Marco Polo de Mello Lopes, presidente do Instituto Aço Brasil, reafirma a gravidade da tragédia ocorrida em Brumadinho e que cuidar da segurança das pessoas que vivem na região e também do meio ambiente são prioridades. No entanto, destaca ele, é preciso agilidade para garantir que as siderúrgicas não ficarão desabastecidas:
— Um problema de abastecimento às siderúrgicas pode parar o fornecimento de aço para toda a cadeia metalúrgica, o que abriria uma crise de enormes proporções, afetando a produção de máquinas e equipamentos, as montadoras, os eletroeletrônicos. A retomada da operação da mina de Brucutu, cuja barragem tem sistema diferente do usado em Brumadinho, e das pelotizadoras da Vale são fundamentais para manter o abastecimento enquanto medidas importantes poderão ser tomadas — avalia ele.
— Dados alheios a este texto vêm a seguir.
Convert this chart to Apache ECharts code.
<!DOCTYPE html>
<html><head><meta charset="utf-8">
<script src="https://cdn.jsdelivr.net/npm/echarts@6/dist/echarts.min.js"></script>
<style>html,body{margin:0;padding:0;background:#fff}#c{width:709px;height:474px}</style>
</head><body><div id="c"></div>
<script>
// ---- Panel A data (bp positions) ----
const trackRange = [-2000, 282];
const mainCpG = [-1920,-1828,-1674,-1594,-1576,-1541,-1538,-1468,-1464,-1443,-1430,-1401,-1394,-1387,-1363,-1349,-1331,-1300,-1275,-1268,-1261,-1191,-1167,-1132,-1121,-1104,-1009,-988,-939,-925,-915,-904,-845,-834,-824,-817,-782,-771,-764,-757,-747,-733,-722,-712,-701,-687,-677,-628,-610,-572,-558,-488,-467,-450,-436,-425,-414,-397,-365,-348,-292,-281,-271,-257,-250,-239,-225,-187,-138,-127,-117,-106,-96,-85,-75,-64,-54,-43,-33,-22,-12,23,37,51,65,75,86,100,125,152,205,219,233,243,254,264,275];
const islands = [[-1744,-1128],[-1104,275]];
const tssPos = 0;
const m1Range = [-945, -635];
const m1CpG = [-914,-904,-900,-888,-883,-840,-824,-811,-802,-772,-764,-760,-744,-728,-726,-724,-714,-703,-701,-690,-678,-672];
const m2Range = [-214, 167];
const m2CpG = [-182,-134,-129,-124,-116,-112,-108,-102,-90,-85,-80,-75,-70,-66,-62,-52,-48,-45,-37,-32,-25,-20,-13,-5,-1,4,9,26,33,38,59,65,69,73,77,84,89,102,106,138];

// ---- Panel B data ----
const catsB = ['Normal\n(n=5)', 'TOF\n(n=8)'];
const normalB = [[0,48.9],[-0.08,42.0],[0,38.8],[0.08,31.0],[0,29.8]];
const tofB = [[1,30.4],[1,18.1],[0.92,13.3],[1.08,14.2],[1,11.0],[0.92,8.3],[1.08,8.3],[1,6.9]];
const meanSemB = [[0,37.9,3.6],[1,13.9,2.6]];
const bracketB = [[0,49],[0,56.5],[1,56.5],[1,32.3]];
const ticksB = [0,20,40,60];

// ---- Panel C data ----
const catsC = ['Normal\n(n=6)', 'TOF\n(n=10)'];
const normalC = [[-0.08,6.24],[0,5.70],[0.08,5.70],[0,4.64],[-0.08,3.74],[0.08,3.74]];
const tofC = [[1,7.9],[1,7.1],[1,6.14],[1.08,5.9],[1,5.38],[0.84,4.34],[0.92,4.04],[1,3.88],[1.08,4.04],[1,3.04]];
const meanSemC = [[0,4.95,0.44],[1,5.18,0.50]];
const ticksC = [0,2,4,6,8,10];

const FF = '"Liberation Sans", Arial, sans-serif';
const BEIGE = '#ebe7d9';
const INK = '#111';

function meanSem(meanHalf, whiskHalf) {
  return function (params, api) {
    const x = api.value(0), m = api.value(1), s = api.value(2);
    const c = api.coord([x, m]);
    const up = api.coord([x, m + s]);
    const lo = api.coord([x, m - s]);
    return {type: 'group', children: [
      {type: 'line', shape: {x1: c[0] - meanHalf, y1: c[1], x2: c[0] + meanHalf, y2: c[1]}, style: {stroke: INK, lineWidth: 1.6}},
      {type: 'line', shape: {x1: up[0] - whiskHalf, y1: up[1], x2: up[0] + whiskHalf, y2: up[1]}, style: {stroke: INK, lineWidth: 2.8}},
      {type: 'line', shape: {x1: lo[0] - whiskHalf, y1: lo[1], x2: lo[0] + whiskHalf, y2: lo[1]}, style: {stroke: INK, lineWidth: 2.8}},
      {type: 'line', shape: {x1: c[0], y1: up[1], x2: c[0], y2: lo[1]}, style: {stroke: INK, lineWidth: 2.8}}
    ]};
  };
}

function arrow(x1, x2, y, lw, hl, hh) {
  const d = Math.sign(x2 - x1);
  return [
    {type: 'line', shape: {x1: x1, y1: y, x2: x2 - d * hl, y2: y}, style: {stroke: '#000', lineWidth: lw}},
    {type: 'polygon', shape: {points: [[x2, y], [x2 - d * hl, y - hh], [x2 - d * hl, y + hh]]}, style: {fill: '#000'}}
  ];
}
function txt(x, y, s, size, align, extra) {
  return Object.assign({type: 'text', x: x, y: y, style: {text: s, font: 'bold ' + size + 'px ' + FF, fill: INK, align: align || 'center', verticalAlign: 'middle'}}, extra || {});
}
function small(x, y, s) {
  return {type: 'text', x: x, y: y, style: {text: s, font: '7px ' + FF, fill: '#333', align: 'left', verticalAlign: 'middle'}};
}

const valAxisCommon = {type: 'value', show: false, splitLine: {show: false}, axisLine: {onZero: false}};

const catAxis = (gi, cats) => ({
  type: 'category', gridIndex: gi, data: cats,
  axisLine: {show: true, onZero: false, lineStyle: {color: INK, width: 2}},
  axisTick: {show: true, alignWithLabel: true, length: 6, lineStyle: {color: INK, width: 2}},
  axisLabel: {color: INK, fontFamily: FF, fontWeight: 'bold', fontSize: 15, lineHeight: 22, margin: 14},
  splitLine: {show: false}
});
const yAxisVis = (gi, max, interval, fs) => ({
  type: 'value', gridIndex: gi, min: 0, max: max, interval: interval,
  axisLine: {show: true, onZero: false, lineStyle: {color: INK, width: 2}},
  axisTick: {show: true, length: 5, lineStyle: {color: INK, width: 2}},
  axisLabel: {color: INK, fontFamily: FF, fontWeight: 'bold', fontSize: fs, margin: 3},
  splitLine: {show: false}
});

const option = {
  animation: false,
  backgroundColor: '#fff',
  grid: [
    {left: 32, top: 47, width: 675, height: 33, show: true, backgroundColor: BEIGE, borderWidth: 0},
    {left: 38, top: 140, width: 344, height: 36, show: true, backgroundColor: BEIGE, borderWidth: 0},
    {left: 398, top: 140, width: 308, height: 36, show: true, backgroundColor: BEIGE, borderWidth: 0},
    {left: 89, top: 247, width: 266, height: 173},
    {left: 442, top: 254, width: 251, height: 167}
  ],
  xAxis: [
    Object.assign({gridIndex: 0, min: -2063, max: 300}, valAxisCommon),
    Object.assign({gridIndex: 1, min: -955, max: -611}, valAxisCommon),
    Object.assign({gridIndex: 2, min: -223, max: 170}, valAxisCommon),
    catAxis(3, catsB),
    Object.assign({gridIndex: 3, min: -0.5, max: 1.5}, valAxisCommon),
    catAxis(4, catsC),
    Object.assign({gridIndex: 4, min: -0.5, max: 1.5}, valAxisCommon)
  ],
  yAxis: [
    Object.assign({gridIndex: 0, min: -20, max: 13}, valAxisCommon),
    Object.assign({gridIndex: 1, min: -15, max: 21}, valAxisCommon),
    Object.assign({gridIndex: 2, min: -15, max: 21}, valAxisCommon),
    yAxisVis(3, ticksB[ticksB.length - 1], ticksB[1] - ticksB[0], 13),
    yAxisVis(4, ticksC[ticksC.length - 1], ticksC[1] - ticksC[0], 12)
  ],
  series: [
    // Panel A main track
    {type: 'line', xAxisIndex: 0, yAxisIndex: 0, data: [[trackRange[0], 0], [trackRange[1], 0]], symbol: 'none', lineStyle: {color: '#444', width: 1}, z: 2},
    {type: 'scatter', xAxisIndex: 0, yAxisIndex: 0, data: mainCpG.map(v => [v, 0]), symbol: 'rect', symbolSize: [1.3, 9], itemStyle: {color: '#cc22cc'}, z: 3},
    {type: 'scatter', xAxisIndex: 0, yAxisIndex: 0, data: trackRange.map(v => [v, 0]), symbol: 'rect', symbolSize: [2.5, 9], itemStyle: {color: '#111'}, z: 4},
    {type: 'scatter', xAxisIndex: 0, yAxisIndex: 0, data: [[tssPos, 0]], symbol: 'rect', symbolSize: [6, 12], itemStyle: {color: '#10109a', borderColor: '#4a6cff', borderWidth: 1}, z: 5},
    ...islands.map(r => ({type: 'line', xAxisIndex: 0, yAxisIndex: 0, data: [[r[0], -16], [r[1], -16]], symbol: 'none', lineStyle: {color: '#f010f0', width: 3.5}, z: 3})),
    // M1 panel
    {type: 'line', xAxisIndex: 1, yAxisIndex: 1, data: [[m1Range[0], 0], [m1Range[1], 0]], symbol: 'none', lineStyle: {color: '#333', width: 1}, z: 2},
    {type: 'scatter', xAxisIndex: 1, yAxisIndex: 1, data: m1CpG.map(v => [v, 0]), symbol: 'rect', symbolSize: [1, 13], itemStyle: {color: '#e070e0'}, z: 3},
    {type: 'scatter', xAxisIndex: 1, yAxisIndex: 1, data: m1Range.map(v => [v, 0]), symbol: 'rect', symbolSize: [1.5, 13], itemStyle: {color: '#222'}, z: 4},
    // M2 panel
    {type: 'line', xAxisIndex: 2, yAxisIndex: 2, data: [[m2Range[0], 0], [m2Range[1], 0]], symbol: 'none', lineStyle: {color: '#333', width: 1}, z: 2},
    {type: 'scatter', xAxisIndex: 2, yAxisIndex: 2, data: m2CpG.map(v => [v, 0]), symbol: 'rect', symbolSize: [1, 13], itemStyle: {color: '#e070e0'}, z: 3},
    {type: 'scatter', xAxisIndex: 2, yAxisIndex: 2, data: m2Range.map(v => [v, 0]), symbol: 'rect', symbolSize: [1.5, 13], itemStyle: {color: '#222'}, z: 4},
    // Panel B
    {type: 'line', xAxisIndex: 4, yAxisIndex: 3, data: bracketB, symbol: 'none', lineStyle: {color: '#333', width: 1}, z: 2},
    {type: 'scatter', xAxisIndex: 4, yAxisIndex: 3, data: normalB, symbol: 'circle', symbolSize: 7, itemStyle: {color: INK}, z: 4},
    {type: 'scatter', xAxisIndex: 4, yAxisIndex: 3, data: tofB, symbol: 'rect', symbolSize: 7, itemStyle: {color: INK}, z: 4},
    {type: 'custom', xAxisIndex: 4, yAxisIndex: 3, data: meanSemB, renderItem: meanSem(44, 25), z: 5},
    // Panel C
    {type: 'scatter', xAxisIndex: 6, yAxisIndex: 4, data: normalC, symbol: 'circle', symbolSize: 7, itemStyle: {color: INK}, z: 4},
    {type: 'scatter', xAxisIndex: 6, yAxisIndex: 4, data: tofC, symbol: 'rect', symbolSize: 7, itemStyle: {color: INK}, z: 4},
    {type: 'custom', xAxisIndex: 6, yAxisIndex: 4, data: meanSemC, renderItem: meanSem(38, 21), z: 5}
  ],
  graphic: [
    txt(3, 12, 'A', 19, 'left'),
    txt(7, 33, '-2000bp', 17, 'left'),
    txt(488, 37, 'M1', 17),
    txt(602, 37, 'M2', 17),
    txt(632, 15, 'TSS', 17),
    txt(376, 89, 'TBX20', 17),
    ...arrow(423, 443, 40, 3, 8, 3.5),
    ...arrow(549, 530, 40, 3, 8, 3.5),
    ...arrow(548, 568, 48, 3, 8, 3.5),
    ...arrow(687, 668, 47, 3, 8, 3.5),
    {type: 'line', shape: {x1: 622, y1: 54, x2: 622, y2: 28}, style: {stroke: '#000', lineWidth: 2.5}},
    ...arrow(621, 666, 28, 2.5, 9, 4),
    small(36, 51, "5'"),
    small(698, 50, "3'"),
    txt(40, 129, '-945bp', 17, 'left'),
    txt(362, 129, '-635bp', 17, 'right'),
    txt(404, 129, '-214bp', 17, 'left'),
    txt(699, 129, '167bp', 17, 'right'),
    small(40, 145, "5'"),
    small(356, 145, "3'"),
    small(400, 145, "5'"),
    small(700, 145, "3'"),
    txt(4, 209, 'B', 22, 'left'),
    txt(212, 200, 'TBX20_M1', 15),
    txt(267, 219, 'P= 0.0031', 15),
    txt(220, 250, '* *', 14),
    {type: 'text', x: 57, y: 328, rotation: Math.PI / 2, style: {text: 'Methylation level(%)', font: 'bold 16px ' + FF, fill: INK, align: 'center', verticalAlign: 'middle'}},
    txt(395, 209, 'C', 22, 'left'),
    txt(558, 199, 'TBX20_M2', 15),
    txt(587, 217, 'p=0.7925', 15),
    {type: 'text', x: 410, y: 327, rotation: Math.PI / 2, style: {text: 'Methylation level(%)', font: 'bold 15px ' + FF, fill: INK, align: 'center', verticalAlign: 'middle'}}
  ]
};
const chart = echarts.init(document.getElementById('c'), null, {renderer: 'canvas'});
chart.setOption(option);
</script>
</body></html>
As siderúrgicas produzem 47% do minério de ferro que utilizam, sengundo dados do Aço Brasil, enquanto 46% vêm da Vale. Em pelotas, o peso da mineradora é ainda maior, com 90% do fornecimento às produtoras de aço.
— Nossa sugestão é que o governo traga entes externos credenciados para atestar a segurança dessas instalações, para que se possa decidir se a produção pode ser retomada — defende Marco Polo.
Carlos Jorge Loureiro, presidente-executivo do Instituto Nacional dos Distribuidores de Aço (Inda), por sua vez, não vê risco ao abastecimento das siderúrgicas no curto prazo.
— As grandes siderúrgicas têm produção própria ou condições de receber minério e pelotas de outras formas. Só vejo risco se a produção de Minas Gerais parasse por um longo prazo. O problema, agora, é que com o corte na produção, o preço do minério de ferro subiu, e será preciso repassar esse custo para o preço final do aço — destaca ele.
Impacto em empregos
Estudo recente feito pela Fiemg prevê que a paralisação das minas da Vale em Minas Gerais terá um impacto de até 3,5% no PIB e o corte de até 146 mil vagas do setor, no cenário mais pessimista, o que inclui a paralisação de Brucutu. Caso a mina de Brucutu volte a produzir minério, o recuo no PIB pode chegar a 2,5% afetando 104 mil empregos.
— A produção atual não consegue suportar o consumo interno do país. A situação fica pior porque Brucutu ainda não voltou a operar. Hoje, as siderúrgicas e as mineradoras ainda têm estoque, mas esse volume está se reduzindo. Por isso, as siderúrgicas podem parar de 30 a 60 dias — afirmou Nogueira.
Outro problema que agrava a situação é a falta de logística. Um exemplo é a produção da Anglo American, em Minas Geerais, que conta com infraestrutura para o embarque do minério através de dutos até o Porto de Açu, no Rio de Janeiro. A mesma situação envolve o complexo de Carajás, da Vale, que conta com sistema voltado para a exportação da commodity e não para escoamento do mercado interno.
No início de fevereiro, a Vale declarou "força maior" em uma série de contratos de venda de minério de ferro a seus clientes no Brasil. Algumas companhias já estão redimensionando sua produção. Há duas semanas, a Ferroeste, no Espírito Santo, já teria desligado um de seus alto-fornos. Procurada, a empresa não retornou.